Outside of agriculture, REITs have become a fixture of real estate investing over the past 20 years. It's a way to bundle what can amount to trillions of dollars in apartment complexes, shopping centers or commercial real estate, and then paying public investors a share of the rents. One of the largest REITs owns 50,000 apartments in about two-dozen metropolitan areas nationwide. By law, REITs must distribute 90% of their earnings to shareholders. On average, they've been paying about 4% lately.

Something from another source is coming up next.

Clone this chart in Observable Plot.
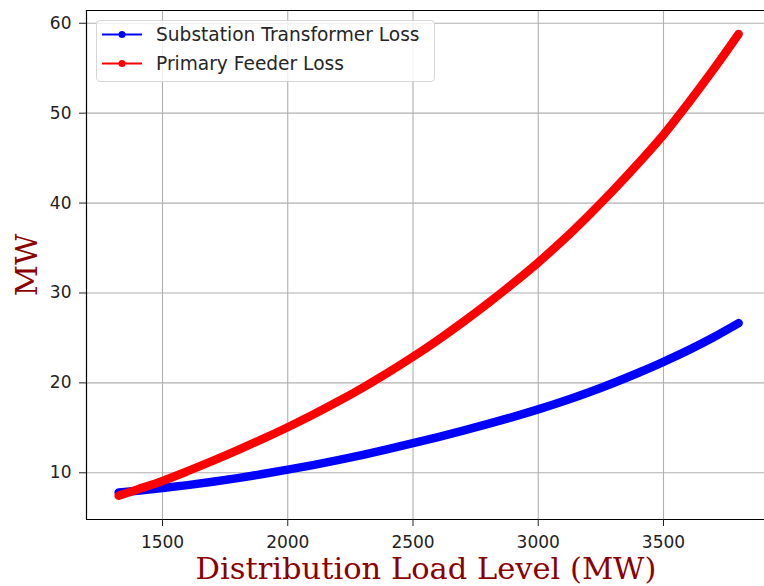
<!DOCTYPE html>
<html>
<head>
<meta charset="utf-8">
<script src="https://cdn.jsdelivr.net/npm/d3@7"></script>
<script src="https://cdn.jsdelivr.net/npm/@observablehq/plot@0.6"></script>
<style>
  body { margin: 0; background: #fff; }
  #wrap { position: relative; width: 764px; height: 586px; overflow: hidden; }
  #legend { position: absolute; left: 96px; top: 20px; width: 339px; height: 62px;
    border: 1px solid #d6d6d6; border-radius: 4px; background: rgba(255,255,255,0.8); box-sizing: border-box; }
</style>
</head>
<body>
<div id="wrap"></div>
<script>
// Distribution load level (MW)
const loadLevel = [1325,1400,1500,1600,1700,1800,1900,2000,2100,2200,2300,2400,2500,2600,2700,2800,2900,3000,3100,3200,3300,3400,3500,3600,3700,3800];
// Substation transformer loss (MW)
const substationLoss = [7.8,8.0,8.3,8.63,9.0,9.41,9.86,10.35,10.86,11.41,12.0,12.63,13.3,13.97,14.68,15.43,16.22,17.05,17.95,18.93,19.99,21.13,22.35,23.65,25.08,26.65];
// Primary feeder loss (MW)
const feederLoss = [7.45,8.15,9.1,10.18,11.32,12.52,13.77,15.07,16.45,17.92,19.48,21.14,22.9,24.78,26.77,28.87,31.08,33.4,35.9,38.6,41.44,44.44,47.6,51.15,54.88,58.8];
const xTicks = [1500,2000,2500,3000,3500];
const yTicks = [10,20,30,40,50,60];
const seriesNames = ["Substation Transformer Loss","Primary Feeder Loss"];
const seriesColors = ["blue","red"];

const xDomain = [1196.6, 3903.2];
const yDomain = [4.805, 61.42];

const subRows = loadLevel.map((x,i)=>({load:x, loss:substationLoss[i]}));
const feedRows = loadLevel.map((x,i)=>({load:x, loss:feederLoss[i]}));

const chart = Plot.plot({
  width: 764, height: 586,
  marginLeft: 86, marginRight: 0, marginTop: 10, marginBottom: 67,
  style: {fontFamily: "DejaVu Sans", background: "white", color: "#222", overflow: "visible"},
  x: {domain: xDomain},
  y: {domain: yDomain},
  marks: [
    Plot.gridX(xTicks, {stroke: "#b0b0b0", strokeOpacity: 1, strokeWidth: 1.1}),
    Plot.gridY(yTicks, {stroke: "#b0b0b0", strokeOpacity: 1, strokeWidth: 1.1}),
    Plot.ruleX([xDomain[0]], {stroke: "black", strokeWidth: 1.2}),
    Plot.ruleY([yDomain[0], yDomain[1]], {stroke: "black", strokeWidth: 1.2}),
    Plot.axisX({ticks: xTicks, tickFormat: d3.format("d"), tickSize: 7, tickPadding: 9, fontSize: 17, label: null, stroke: "#222"}),
    Plot.axisY({ticks: yTicks, tickFormat: d3.format("d"), tickSize: 7, tickPadding: 8, fontSize: 17, label: null, stroke: "#222"}),
    Plot.line(subRows, {x: "load", y: "loss", stroke: seriesColors[0], strokeWidth: 8.5, strokeLinecap: "round", strokeLinejoin: "round", curve: "monotone-x"}),
    Plot.line(feedRows, {x: "load", y: "loss", stroke: seriesColors[1], strokeWidth: 8.5, strokeLinecap: "round", strokeLinejoin: "round", curve: "monotone-x"})
  ]
});

const svg = d3.select(chart);
svg.append("text")
  .attr("x", 426).attr("y", 578.5)
  .attr("text-anchor", "middle")
  .attr("font-family", "DejaVu Serif")
  .attr("font-size", 30.5)
  .attr("fill", "darkred")
  .text("Distribution Load Level (MW)");
svg.append("text")
  .attr("transform", "translate(36.5,265) rotate(-90)")
  .attr("text-anchor", "middle")
  .attr("font-family", "DejaVu Serif")
  .attr("font-size", 30.5)
  .attr("fill", "darkred")
  .text("MW");

const wrap = document.getElementById("wrap");
wrap.appendChild(chart);

// Legend
const leg = document.createElement("div");
leg.id = "legend";
wrap.appendChild(leg);
const ls = d3.select(leg).append("svg").attr("width", 339).attr("height", 62)
  .style("position","absolute").style("left","-1px").style("top","-1px");
seriesNames.forEach((name, i) => {
  const cy = 14.5 + i * 29;
  ls.append("line").attr("x1", 6).attr("x2", 46).attr("y1", cy).attr("y2", cy)
    .attr("stroke", seriesColors[i]).attr("stroke-width", 2);
  ls.append("circle").attr("cx", 26).attr("cy", cy).attr("r", 3.5).attr("fill", seriesColors[i]);
  ls.append("text").attr("x", 60).attr("y", cy).attr("dy", "0.36em")
    .attr("font-family", "DejaVu Sans").attr("font-size", 18.6).attr("fill", "#262626")
    .text(name);
});
</script>
</body>
</html>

Some farm lenders are getting a piece of the action, too. In late August, Farmland Partners scored a coup with the initial issuance of a $20.7 million, three-year interest-only note from Farmer Mac with a fixed interest rate of 2.4%. The company expects that note to be upsized, giving it access to government-sponsored credit that is normally reserved for wholesale lenders, who in turn offer mortgages to farmers and ranchers. In this case, Farmland Partners will use the funds to acquire more farms for itself. Each note will be secured by ag real estate owned by Farmland Partners, each of which will have an effective loan-to-value ratio of no more than 60%, the company and Farmer Mac said in a joint statement announcing the arrangement.

Officials at both Farmer Mac and the Farm Credit Administration say Farmland Partners' collateral is qualified to be sold to Farmer Mac. The firm has a credit subsidiary that makes mortgaged-backed loans to itself, but technically qualifies as a wholesale lender under Farmer Mac guidelines.

Tim Buzby, Farmer Mac's CEO, views the growth of agricultural REITs as "a potentially large market" for the agency. What's more, he sees a public benefit to the flurry of interest by large-scale nonfarm investors.

"They'll create demand if you're a farmer looking to sell land," he says. "In times of land declines, it will add additional buyers to the market."